## Prompt
Return the listing below exactly, with the pictures dropped.

## Dataset extract
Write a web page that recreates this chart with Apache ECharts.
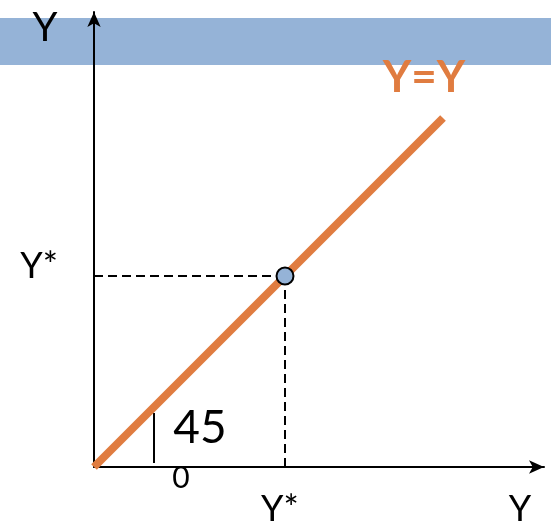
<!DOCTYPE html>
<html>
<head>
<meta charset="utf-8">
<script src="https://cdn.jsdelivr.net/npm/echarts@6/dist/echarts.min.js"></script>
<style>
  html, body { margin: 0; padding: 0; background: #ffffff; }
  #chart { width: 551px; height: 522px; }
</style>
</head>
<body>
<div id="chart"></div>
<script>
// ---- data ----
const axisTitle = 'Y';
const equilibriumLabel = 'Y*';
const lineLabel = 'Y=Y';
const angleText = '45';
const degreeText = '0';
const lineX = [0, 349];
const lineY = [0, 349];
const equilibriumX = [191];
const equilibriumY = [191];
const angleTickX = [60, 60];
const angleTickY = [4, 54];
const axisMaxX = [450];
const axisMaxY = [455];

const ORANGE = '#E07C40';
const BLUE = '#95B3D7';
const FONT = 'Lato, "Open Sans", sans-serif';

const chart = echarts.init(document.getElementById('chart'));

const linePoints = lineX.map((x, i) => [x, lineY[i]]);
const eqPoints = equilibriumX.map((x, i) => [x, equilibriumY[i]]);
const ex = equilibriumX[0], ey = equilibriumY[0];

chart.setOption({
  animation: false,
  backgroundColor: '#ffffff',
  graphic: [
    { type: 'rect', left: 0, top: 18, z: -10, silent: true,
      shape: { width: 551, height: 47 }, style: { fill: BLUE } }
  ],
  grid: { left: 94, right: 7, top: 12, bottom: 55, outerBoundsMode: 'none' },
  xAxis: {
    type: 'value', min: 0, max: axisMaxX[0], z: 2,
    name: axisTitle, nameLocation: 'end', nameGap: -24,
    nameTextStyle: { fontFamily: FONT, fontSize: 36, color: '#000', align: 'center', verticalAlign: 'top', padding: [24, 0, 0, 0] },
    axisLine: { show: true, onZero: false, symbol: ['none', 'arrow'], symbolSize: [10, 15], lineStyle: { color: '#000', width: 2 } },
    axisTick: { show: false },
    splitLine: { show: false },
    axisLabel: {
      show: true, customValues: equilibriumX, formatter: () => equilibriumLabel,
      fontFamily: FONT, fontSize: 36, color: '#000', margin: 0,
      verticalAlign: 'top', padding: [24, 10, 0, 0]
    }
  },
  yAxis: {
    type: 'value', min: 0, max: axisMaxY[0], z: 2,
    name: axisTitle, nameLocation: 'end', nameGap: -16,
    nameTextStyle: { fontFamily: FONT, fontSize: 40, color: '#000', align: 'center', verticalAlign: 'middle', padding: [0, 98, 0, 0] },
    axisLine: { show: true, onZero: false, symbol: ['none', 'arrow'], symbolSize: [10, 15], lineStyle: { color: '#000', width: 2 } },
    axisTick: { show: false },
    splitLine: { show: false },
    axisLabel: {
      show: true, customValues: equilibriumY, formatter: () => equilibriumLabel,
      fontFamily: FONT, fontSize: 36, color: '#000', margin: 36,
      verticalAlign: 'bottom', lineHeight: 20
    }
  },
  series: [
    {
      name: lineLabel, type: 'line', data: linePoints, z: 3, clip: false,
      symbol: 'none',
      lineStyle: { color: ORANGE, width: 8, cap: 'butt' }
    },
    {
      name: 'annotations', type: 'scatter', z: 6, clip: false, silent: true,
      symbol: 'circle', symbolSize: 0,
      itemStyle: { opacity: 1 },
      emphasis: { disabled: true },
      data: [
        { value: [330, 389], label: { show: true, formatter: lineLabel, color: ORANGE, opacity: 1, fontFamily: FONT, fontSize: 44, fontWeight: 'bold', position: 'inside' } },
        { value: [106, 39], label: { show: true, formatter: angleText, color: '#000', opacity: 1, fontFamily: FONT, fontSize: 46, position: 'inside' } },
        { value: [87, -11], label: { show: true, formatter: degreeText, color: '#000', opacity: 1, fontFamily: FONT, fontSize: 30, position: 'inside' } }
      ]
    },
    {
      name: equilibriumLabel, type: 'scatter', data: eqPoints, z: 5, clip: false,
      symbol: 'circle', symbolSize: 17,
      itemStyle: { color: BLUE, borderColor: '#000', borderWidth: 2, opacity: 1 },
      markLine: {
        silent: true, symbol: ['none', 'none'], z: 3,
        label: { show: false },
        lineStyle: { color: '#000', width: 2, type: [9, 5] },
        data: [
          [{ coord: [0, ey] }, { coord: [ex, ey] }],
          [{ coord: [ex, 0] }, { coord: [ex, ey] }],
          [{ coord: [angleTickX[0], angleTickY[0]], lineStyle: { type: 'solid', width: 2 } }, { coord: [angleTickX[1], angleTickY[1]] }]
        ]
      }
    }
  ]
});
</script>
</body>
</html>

## Task result
Write a web page that recreates this chart with Apache ECharts.
<!DOCTYPE html>
<html>
<head>
<meta charset="utf-8">
<script src="https://cdn.jsdelivr.net/npm/echarts@6/dist/echarts.min.js"></script>
<style>
  html, body { margin: 0; padding: 0; background: #ffffff; }
  #chart { width: 551px; height: 522px; }
</style>
</head>
<body>
<div id="chart"></div>
<script>
// ---- data ----
const axisTitle = 'Y';
const equilibriumLabel = 'Y*';
const lineLabel = 'Y=Y';
const angleText = '45';
const degreeText = '0';
const lineX = [0, 349];
const lineY = [0, 349];
const equilibriumX = [191];
const equilibriumY = [191];
const angleTickX = [60, 60];
const angleTickY = [4, 54];
const axisMaxX = [450];
const axisMaxY = [455];

const ORANGE = '#E07C40';
const BLUE = '#95B3D7';
const FONT = 'Lato, "Open Sans", sans-serif';

const chart = echarts.init(document.getElementById('chart'));

const linePoints = lineX.map((x, i) => [x, lineY[i]]);
const eqPoints = equilibriumX.map((x, i) => [x, equilibriumY[i]]);
const ex = equilibriumX[0], ey = equilibriumY[0];

chart.setOption({
  animation: false,
  backgroundColor: '#ffffff',
  graphic: [
    { type: 'rect', left: 0, top: 18, z: -10, silent: true,
      shape: { width: 551, height: 47 }, style: { fill: BLUE } }
  ],
  grid: { left: 94, right: 7, top: 12, bottom: 55, outerBoundsMode: 'none' },
  xAxis: {
    type: 'value', min: 0, max: axisMaxX[0], z: 2,
    name: axisTitle, nameLocation: 'end', nameGap: -24,
    nameTextStyle: { fontFamily: FONT, fontSize: 36, color: '#000', align: 'center', verticalAlign: 'top', padding: [24, 0, 0, 0] },
    axisLine: { show: true, onZero: false, symbol: ['none', 'arrow'], symbolSize: [10, 15], lineStyle: { color: '#000', width: 2 } },
    axisTick: { show: false },
    splitLine: { show: false },
    axisLabel: {
      show: true, customValues: equilibriumX, formatter: () => equilibriumLabel,
      fontFamily: FONT, fontSize: 36, color: '#000', margin: 0,
      verticalAlign: 'top', padding: [24, 10, 0, 0]
    }
  },
  yAxis: {
    type: 'value', min: 0, max: axisMaxY[0], z: 2,
    name: axisTitle, nameLocation: 'end', nameGap: -16,
    nameTextStyle: { fontFamily: FONT, fontSize: 40, color: '#000', align: 'center', verticalAlign: 'middle', padding: [0, 98, 0, 0] },
    axisLine: { show: true, onZero: false, symbol: ['none', 'arrow'], symbolSize: [10, 15], lineStyle: { color: '#000', width: 2 } },
    axisTick: { show: false },
    splitLine: { show: false },
    axisLabel: {
      show: true, customValues: equilibriumY, formatter: () => equilibriumLabel,
      fontFamily: FONT, fontSize: 36, color: '#000', margin: 36,
      verticalAlign: 'bottom', lineHeight: 20
    }
  },
  series: [
    {
      name: lineLabel, type: 'line', data: linePoints, z: 3, clip: false,
      symbol: 'none',
      lineStyle: { color: ORANGE, width: 8, cap: 'butt' }
    },
    {
      name: 'annotations', type: 'scatter', z: 6, clip: false, silent: true,
      symbol: 'circle', symbolSize: 0,
      itemStyle: { opacity: 1 },
      emphasis: { disabled: true },
      data: [
        { value: [330, 389], label: { show: true, formatter: lineLabel, color: ORANGE, opacity: 1, fontFamily: FONT, fontSize: 44, fontWeight: 'bold', position: 'inside' } },
        { value: [106, 39], label: { show: true, formatter: angleText, color: '#000', opacity: 1, fontFamily: FONT, fontSize: 46, position: 'inside' } },
        { value: [87, -11], label: { show: true, formatter: degreeText, color: '#000', opacity: 1, fontFamily: FONT, fontSize: 30, position: 'inside' } }
      ]
    },
    {
      name: equilibriumLabel, type: 'scatter', data: eqPoints, z: 5, clip: false,
      symbol: 'circle', symbolSize: 17,
      itemStyle: { color: BLUE, borderColor: '#000', borderWidth: 2, opacity: 1 },
      markLine: {
        silent: true, symbol: ['none', 'none'], z: 3,
        label: { show: false },
        lineStyle: { color: '#000', width: 2, type: [9, 5] },
        data: [
          [{ coord: [0, ey] }, { coord: [ex, ey] }],
          [{ coord: [ex, 0] }, { coord: [ex, ey] }],
          [{ coord: [angleTickX[0], angleTickY[0]], lineStyle: { type: 'solid', width: 2 } }, { coord: [angleTickX[1], angleTickY[1]] }]
        ]
      }
    }
  ]
});
</script>
</body>
</html>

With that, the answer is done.